[Twisted-Python] Some things I've learned: safer callbacks, better t.p.context

Kevin Conway kevinjacobconway at gmail.com
Wed Oct 19 18:12:47 MDT 2016


> What are you referring to as a "coroutine" here?  A generator?

Generator, yes, but used as a coroutine that both emits values and receives
them. The introduction of dedicated coroutines in Python 3.5 is something I
haven't updated my personal language for very well. Generator-coroutine is
the term used in there Python docs, IIRC.

> And exponential growth, you say?

Well... That may not be perfectly accurate and I shouldn't have used that
term. It grew large enough, fast enough that the same level of nesting was
measured in microseconds for the control and and over an hour for the
wrapper so I cancelled the test. Let me put together a reproducible
experiment and let others decide the growth rate.

> Where is this implemented?

Unfortunately, our production use of the lib is not something we've open
sourced.
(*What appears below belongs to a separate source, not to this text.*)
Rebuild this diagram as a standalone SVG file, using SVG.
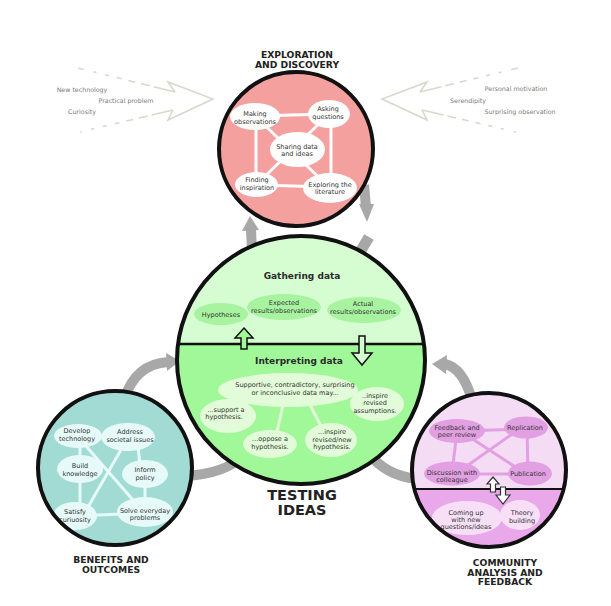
<svg xmlns="http://www.w3.org/2000/svg" width="611" height="606" viewBox="0 0 611 606">
<style>
.t{font-family:"DejaVu Sans",Verdana,sans-serif;font-size:6.5px;fill:#333;text-anchor:middle}
.s{font-family:"DejaVu Sans",Verdana,sans-serif;font-size:6.3px;fill:#7a7a7a;text-anchor:middle}
.h{font-family:"DejaVu Sans",Verdana,sans-serif;font-weight:bold;font-size:9.2px;fill:#222;text-anchor:middle}
.hg{font-family:"DejaVu Sans",Verdana,sans-serif;font-weight:bold;font-size:9px;fill:#2a2a2a;text-anchor:middle}
.big{font-family:"DejaVu Sans",Verdana,sans-serif;font-weight:bold;font-size:14.5px;fill:#222;text-anchor:middle}
.ring{fill:none;stroke:#111;stroke-width:4}
.gray{fill:none;stroke:#a8a8a8;stroke-width:10}
.grayf{fill:#a8a8a8}
.pale{fill:none;stroke:#d8d8cc;stroke-width:1.6}
.wl{stroke:#fff;stroke-width:3}
.tl{stroke:#e6fafa;stroke-width:3}
.pl{stroke:#e2a0e2;stroke-width:3}
</style>
<defs>
<clipPath id="cTop"><circle cx="296" cy="149" r="76"/></clipPath>
<clipPath id="cGreen"><circle cx="301" cy="360" r="123"/></clipPath>
<clipPath id="cTeal"><circle cx="115" cy="468" r="76"/></clipPath>
<clipPath id="cPink"><circle cx="489" cy="470" r="76"/></clipPath>
</defs>
<rect width="611" height="606" fill="#fff"/>

<g id="connectors">
<path class="gray" d="M252 252 L251 229"/>
<polygon class="grayf" points="242,231 259,230 250,216"/>
<path class="gray" d="M364 185 L366 207"/>
<polygon class="grayf" points="359,204 374,204 367,222"/>
<path class="gray" style="stroke-width:11" d="M369 237 L357 257"/>
<path class="gray" d="M124 400 Q135 364 168 362"/>
<polygon class="grayf" points="166,353 167,371 180,361"/>
<path class="gray" d="M244 455 Q225 474 185 476"/>
<path class="gray" d="M445 364 Q463 368 472 400"/>
<polygon class="grayf" points="447,355 446,374 432,364"/>
<path class="gray" d="M368 452 Q385 476 418 479"/>
</g>

<g id="left-arrow">
<path class="pale" d="M175 92 L168 82 L213 99 L168 120 L173 110"/>
<path class="pale" stroke-dasharray="22 4 9 6 7 7 5 8 4 9 3 10" d="M175 92 L78 68"/>
<path class="pale" stroke-dasharray="22 4 9 6 7 7 5 8 4 9 3 10" d="M173 110 L80 132"/>
<text class="s" x="82" y="92">New technology</text>
<text class="s" x="126" y="103">Practical problem</text>
<text class="s" x="82" y="114">Curiosity</text>
</g>
<g id="right-arrow">
<path class="pale" d="M420 92 L427 82 L382 99 L427 120 L422 110"/>
<path class="pale" stroke-dasharray="22 4 9 6 7 7 5 8 4 9 3 10" d="M420 92 L518 68"/>
<path class="pale" stroke-dasharray="22 4 9 6 7 7 5 8 4 9 3 10" d="M422 110 L516 132"/>
<text class="s" x="516" y="91">Personal motivation</text>
<text class="s" x="468" y="103">Serendipity</text>
<text class="s" x="520" y="114">Surprising observation</text>
</g>

<g id="exploration">
<circle cx="296" cy="149" r="77" fill="#f4a09e"/>
<g clip-path="url(#cTop)">
<line class="wl" x1="255" y1="116" x2="329" y2="114"/>
<line class="wl" x1="256" y1="116" x2="256" y2="185"/>
<line class="wl" x1="331" y1="114" x2="331" y2="188"/>
<line class="wl" x1="256" y1="185" x2="330" y2="187"/>
<line class="wl" x1="255" y1="116" x2="330" y2="188"/>
<line class="wl" x1="329" y1="114" x2="256" y2="185"/>
<ellipse cx="255" cy="116.5" rx="25" ry="13.5" fill="#fff"/>
<ellipse cx="329" cy="114" rx="21" ry="14" fill="#fff"/>
<ellipse cx="297.5" cy="149.5" rx="27.5" ry="17.5" fill="#fff"/>
<ellipse cx="256.5" cy="184.5" rx="21.5" ry="12.5" fill="#fff"/>
<ellipse cx="330" cy="188" rx="27" ry="15" fill="#fff"/>
<text class="t" x="255" y="115.5">Making</text>
<text class="t" x="255" y="123.5">observations</text>
<text class="t" x="328" y="110.5">Asking</text>
<text class="t" x="328" y="118.5">questions</text>
<text class="t" x="297" y="148.5">Sharing data</text>
<text class="t" x="297" y="155.5">and ideas</text>
<text class="t" x="257" y="181.5">Finding</text>
<text class="t" x="257" y="189.5">inspiration</text>
<text class="t" x="330" y="186.5">Exploring the</text>
<text class="t" x="330" y="193.5">literature</text>
</g>
<circle class="ring" cx="296" cy="149" r="77"/>
<text class="h" x="297" y="58">EXPLORATION</text>
<text class="h" x="297" y="68">AND DISCOVERY</text>
</g>

<g id="testing">
<g clip-path="url(#cGreen)">
<rect x="170" y="230" width="262" height="114" fill="#d6fdd2"/>
<rect x="170" y="344" width="262" height="150" fill="#a0f898"/>
<ellipse cx="221" cy="314" rx="27" ry="11" fill="#a8f3a0"/>
<ellipse cx="284" cy="307" rx="37" ry="13" fill="#a8f3a0"/>
<ellipse cx="364" cy="310" rx="37" ry="13" fill="#a8f3a0"/>
<line x1="283" y1="405" x2="277" y2="432" stroke="#e2fbd8" stroke-width="3"/>
<line x1="310" y1="405" x2="322" y2="428" stroke="#e2fbd8" stroke-width="3"/>
<ellipse cx="288" cy="390" rx="70" ry="17" fill="#e2fbd8"/>
<ellipse cx="377" cy="404" rx="27" ry="17" fill="#e2fbd8"/>
<ellipse cx="228" cy="416" rx="28" ry="17" fill="#e2fbd8"/>
<ellipse cx="270" cy="444" rx="27" ry="14" fill="#e2fbd8"/>
<ellipse cx="331" cy="440" rx="26" ry="17" fill="#e2fbd8"/>
<line x1="170" y1="344" x2="432" y2="344" stroke="#111" stroke-width="2.5"/>
</g>
<circle class="ring" cx="301" cy="360" r="124"/>
<polygon points="244,328 253,338 247,338 247,349 241,349 241,338 235,338" fill="#a0f898" stroke="#111" stroke-width="1.5"/>
<polygon points="359,336 365,336 365,353 372,353 362,365 352,353 359,353" fill="#d6fdd2" stroke="#111" stroke-width="1.5"/>
<text class="hg" x="302" y="279">Gathering data</text>
<text class="t" x="221" y="317">Hypotheses</text>
<text class="t" x="284" y="305">Expected</text>
<text class="t" x="284" y="313">results/observations</text>
<text class="t" x="363" y="306">Actual</text>
<text class="t" x="363" y="314">results/observations</text>
<text class="hg" x="299" y="364">Interpreting data</text>
<text class="t" x="295" y="387">Supportive, contradictory, surprising</text>
<text class="t" x="295" y="394.5">or inconclusive data may...</text>
<text class="t" x="375" y="398">..inspire</text>
<text class="t" x="375" y="405">revised</text>
<text class="t" x="375" y="412.5">assumptions.</text>
<text class="t" x="226" y="412">...support a</text>
<text class="t" x="224" y="419">hypothesis.</text>
<text class="t" x="270" y="441">...oppose a</text>
<text class="t" x="270" y="449">hypothesis.</text>
<text class="t" x="332" y="434">...inspire</text>
<text class="t" x="332" y="441.5">revised/new</text>
<text class="t" x="332" y="449">hypothesis.</text>
<text class="big" x="302" y="500">TESTING</text>
<text class="big" x="302" y="515">IDEAS</text>
</g>

<g id="benefits">
<circle cx="115" cy="468" r="77" fill="#a2dbd3"/>
<g clip-path="url(#cTeal)">
<line class="tl" x1="80" y1="436" x2="80" y2="516"/>
<line class="tl" x1="137" y1="437" x2="141" y2="474"/>
<line class="tl" x1="145" y1="474" x2="145" y2="512"/>
<line class="tl" x1="75" y1="516" x2="145" y2="513"/>
<line class="tl" x1="85" y1="445" x2="133" y2="500"/>
<line class="tl" x1="122" y1="448" x2="88" y2="507"/>
<ellipse cx="78" cy="436" rx="24" ry="12" fill="#e6fafa"/>
<ellipse cx="128" cy="437" rx="27" ry="14" fill="#e6fafa"/>
<ellipse cx="80" cy="469" rx="23" ry="14" fill="#e6fafa"/>
<ellipse cx="145" cy="474" rx="23" ry="14" fill="#e6fafa"/>
<ellipse cx="75" cy="516" rx="22" ry="14" fill="#e6fafa"/>
<ellipse cx="145" cy="512" rx="28" ry="15" fill="#e6fafa"/>
<text class="t" x="77" y="432.5">Develop</text>
<text class="t" x="77" y="440.5">technology</text>
<text class="t" x="130" y="433.5">Address</text>
<text class="t" x="130" y="441.5">societal issues</text>
<text class="t" x="80" y="467.5">Build</text>
<text class="t" x="80" y="475.5">knowledge</text>
<text class="t" x="145" y="471.5">Inform</text>
<text class="t" x="145" y="479.5">policy</text>
<text class="t" x="75" y="514">Satisfy</text>
<text class="t" x="75" y="521.5">curiuosity</text>
<text class="t" x="145" y="512.5">Solve everyday</text>
<text class="t" x="145" y="519.5">problems</text>
</g>
<circle class="ring" cx="115" cy="468" r="77"/>
<text class="h" x="111" y="563">BENEFITS AND</text>
<text class="h" x="111" y="572.5">OUTCOMES</text>
</g>

<g id="community">
<g clip-path="url(#cPink)">
<rect x="410" y="390" width="160" height="99" fill="#f5dcf5"/>
<rect x="410" y="489" width="160" height="62" fill="#e8a8ea"/>
<line class="pl" x1="457" y1="431" x2="525" y2="429"/>
<line class="pl" x1="457" y1="431" x2="452" y2="473"/>
<line class="pl" x1="527" y1="427" x2="528" y2="473"/>
<line class="pl" x1="452" y1="474" x2="530" y2="474"/>
<line class="pl" x1="468" y1="436" x2="520" y2="470"/>
<line class="pl" x1="515" y1="432" x2="464" y2="468"/>
<ellipse cx="457" cy="431" rx="28" ry="12" fill="#e2a0e2"/>
<ellipse cx="526" cy="427.5" rx="22" ry="11" fill="#e2a0e2"/>
<ellipse cx="452" cy="473.5" rx="28" ry="12" fill="#e2a0e2"/>
<ellipse cx="530" cy="473.5" rx="22" ry="12" fill="#e2a0e2"/>
<line x1="495" y1="515" x2="505" y2="515" stroke="#f7e0f7" stroke-width="3"/>
<ellipse cx="467" cy="518" rx="35" ry="17" fill="#f7e0f7"/>
<ellipse cx="520" cy="515" rx="20" ry="15" fill="#f7e0f7"/>
<line x1="410" y1="489" x2="570" y2="489" stroke="#111" stroke-width="2"/>
<text class="t" x="457" y="429.5">Feedback and</text>
<text class="t" x="457" y="437">peer review</text>
<text class="t" x="525" y="430">Replication</text>
<text class="t" x="452" y="474.5">Discussion with</text>
<text class="t" x="452" y="482">colleague</text>
<text class="t" x="528" y="476">Publication</text>
<text class="t" x="466" y="515">Coming up</text>
<text class="t" x="466" y="522">with new</text>
<text class="t" x="466" y="529">questions/ideas</text>
<text class="t" x="522" y="515">Theory</text>
<text class="t" x="522" y="522.5">building</text>
</g>
<polygon points="493,477 499,484 495.5,484 495.5,492 490.5,492 490.5,484 487,484" fill="#fff" stroke="#333" stroke-width="1.2"/>
<polygon points="500.5,487 505.5,487 505.5,495 510,495 503,504 496,495 500.5,495" fill="#fff" stroke="#333" stroke-width="1.2"/>
<circle class="ring" cx="489" cy="470" r="77"/>
<text class="h" x="505" y="566">COMMUNITY</text>
<text class="h" x="505" y="575.5">ANALYSIS AND</text>
<text class="h" x="505" y="585">FEEDBACK</text>
</g>
</svg>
Similar to the above, I'll make available a reproducible
experiment so you can draw your own conclusion.

> Optimizing for CPython looks like adding weird implementation-specific
hacks that might start working or be backwards in the next version

This went into the rationale behind making most of the components
pluggable. The choice of optimizing for cPython is internal to us and we
chose to document it for others. It's not required and not the default.

As far as the possibility of integrating this feature into Twisted, let me
chat with my cohorts over here. Well come back with some benchmark code and
a proposal of changes for further discussion. I'll probably start a new
thread to focus on the context bits.

On Wed, Oct 19, 2016, 16:56 Glyph Lefkowitz <glyph at twistedmatrix.com> wrote:


On Oct 19, 2016, at 2:47 PM, Itamar Turner-Trauring <itamar at itamarst.org>
wrote:

On Wed, Oct 19, 2016, at 05:45 PM, Itamar Turner-Trauring wrote:

Well... I had a test that went through synchronous Deferred path. And yeah,
it was easier to write than async test. But it failed to catch a bug that
was only in async case. So the problem I see is that supporting both in
Deferred means you need twice the number of tests each time you use
Deferreds.


Er, that was unclear. I had a bug that wasn't caught by tests because it
passed with sync Deferred and failed with async Deferred callback, and I
didn't have tests for latter.


To be clear: I do see this as a *downside* to Deferred's architecture; it's
a tradeoff.  I see the loose coupling with the event loop as a worthwhile
upside.

However, it's totally possible to write the async Deferred callback case as
well, just by having the test fire the Deferred after returning to the test
body instead of firing it before :-).